→ Task statement
From the first line of the entries below through the line bearing "3.86, 4.55, 5.25]", write out each line exactly. Omit pictures.

Rows from a dataset:
..........
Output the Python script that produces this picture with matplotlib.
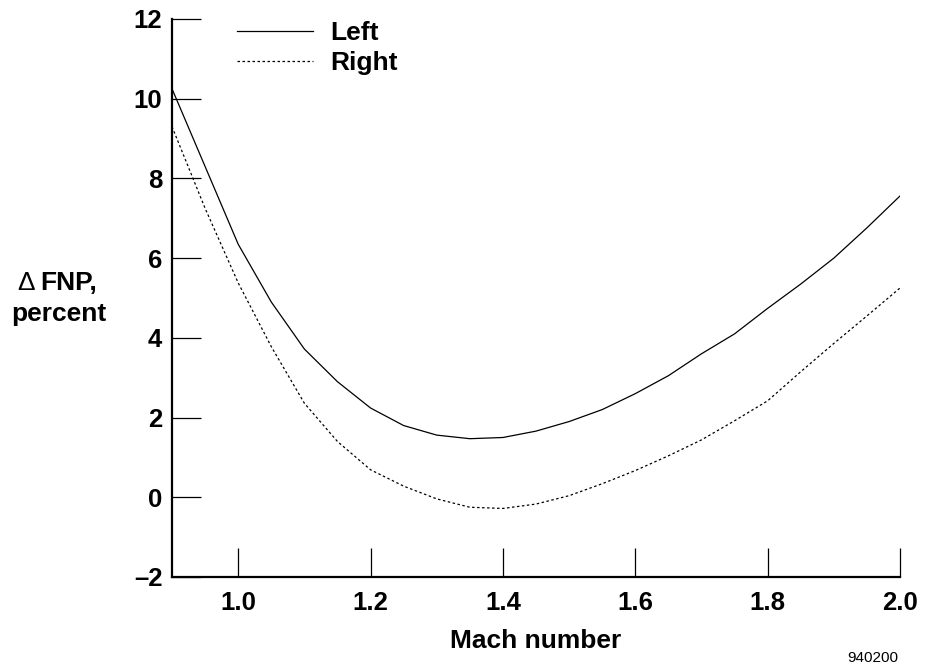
import numpy as np
import matplotlib
matplotlib.use("Agg")
import matplotlib.pyplot as plt

plt.rcParams['font.family'] = ['Liberation Sans', 'DejaVu Sans']

# Mach number sample points
mach = [0.90, 0.95, 1.00, 1.05, 1.10, 1.15, 1.20, 1.25, 1.30, 1.35, 1.40, 1.45,
        1.50, 1.55, 1.60, 1.65, 1.70, 1.75, 1.80, 1.85, 1.90, 1.95, 2.00]

# delta FNP, percent
fnp_left = [10.25, 8.30, 6.35, 4.90, 3.72, 2.90, 2.24, 1.80, 1.56, 1.47, 1.50, 1.66,
            1.90, 2.20, 2.60, 3.05, 3.60, 4.10, 4.74, 5.35, 6.00, 6.76, 7.56]
fnp_right = [9.30, 7.25, 5.38, 3.78, 2.36, 1.40, 0.69, 0.28, -0.04, -0.25, -0.28, -0.17,
             0.04, 0.34, 0.67, 1.04, 1.44, 1.92, 2.42, 3.15, 3.86, 4.55, 5.25]

xticks = [1.0, 1.2, 1.4, 1.6, 1.8, 2.0]
xtick_labels = ["1.0", "1.2", "1.4", "1.6", "1.8", "2.0"]
yticks = [-2, 0, 2, 4, 6, 8, 10, 12]
ytick_labels = ["\u20132", "0", "2", "4", "6", "8", "10", "12"]

W, H = 925, 666
fig = plt.figure(figsize=(W/100, H/100), dpi=100)
ax = fig.add_axes([172/W, 89/H, 728/W, 558/H])

ax.plot(mach, fnp_left, color='black', lw=0.9, label='Left')
ax.plot(mach, fnp_right, color='black', lw=0.9, linestyle=(0, (2, 2)), label='Right')

ax.set_xlim(0.9, 2.0)
ax.set_ylim(-2, 12)
for s in ['top', 'right']:
    ax.spines[s].set_visible(False)
for s in ['left', 'bottom']:
    ax.spines[s].set_linewidth(1.6)

ax.set_xticks(xticks)
ax.set_xticklabels(xtick_labels)
ax.set_yticks(yticks)
ax.set_yticklabels(ytick_labels)
ax.tick_params(direction='in', length=21, width=0.9, labelsize=18.5)
ax.tick_params(axis='x', pad=10)
ax.tick_params(axis='y', pad=7)
for lab in ax.get_xticklabels() + ax.get_yticklabels():
    lab.set_fontweight('bold')

# axis titles, placed in figure pixels
fig.text(536/W, 1 - 648/H, "Mach number", fontsize=19, fontweight='bold',
         ha='center', va='baseline')
fig.text(17/W, 1 - 290.5/H, "\u0394", fontsize=19, ha='left', va='baseline')
fig.text(40/W, 1 - 290.5/H, "FNP,", fontsize=19, fontweight='bold', ha='left', va='baseline')
fig.text(59/W, 1 - 321.5/H, "percent", fontsize=19, fontweight='bold', ha='center', va='baseline')

leg = ax.legend(loc='upper left', bbox_to_anchor=(0.089, 0.996), frameon=False,
                handlelength=2.9, handletextpad=0.65, labelspacing=0.22,
                borderpad=0, borderaxespad=0,
                prop={'size': 19, 'weight': 'bold'})

fig.text(898/W, 1 - 661.5/H, "940200", fontsize=11, ha='right', va='baseline')

fig.savefig("out.png", dpi=100)
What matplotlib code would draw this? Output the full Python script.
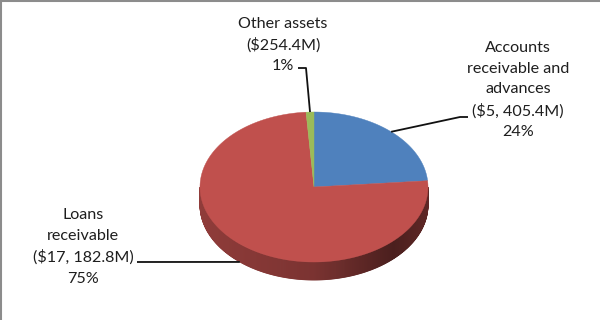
..........
→ Answer in full
Output the Python script that produces this picture with matplotlib.
import numpy as np
import matplotlib
matplotlib.use("Agg")
import matplotlib.pyplot as plt

plt.rcParams['font.family'] = ['Liberation Sans', 'DejaVu Sans']

# Mach number sample points
mach = [0.90, 0.95, 1.00, 1.05, 1.10, 1.15, 1.20, 1.25, 1.30, 1.35, 1.40, 1.45,
        1.50, 1.55, 1.60, 1.65, 1.70, 1.75, 1.80, 1.85, 1.90, 1.95, 2.00]

# delta FNP, percent
fnp_left = [10.25, 8.30, 6.35, 4.90, 3.72, 2.90, 2.24, 1.80, 1.56, 1.47, 1.50, 1.66,
            1.90, 2.20, 2.60, 3.05, 3.60, 4.10, 4.74, 5.35, 6.00, 6.76, 7.56]
fnp_right = [9.30, 7.25, 5.38, 3.78, 2.36, 1.40, 0.69, 0.28, -0.04, -0.25, -0.28, -0.17,
             0.04, 0.34, 0.67, 1.04, 1.44, 1.92, 2.42, 3.15, 3.86, 4.55, 5.25]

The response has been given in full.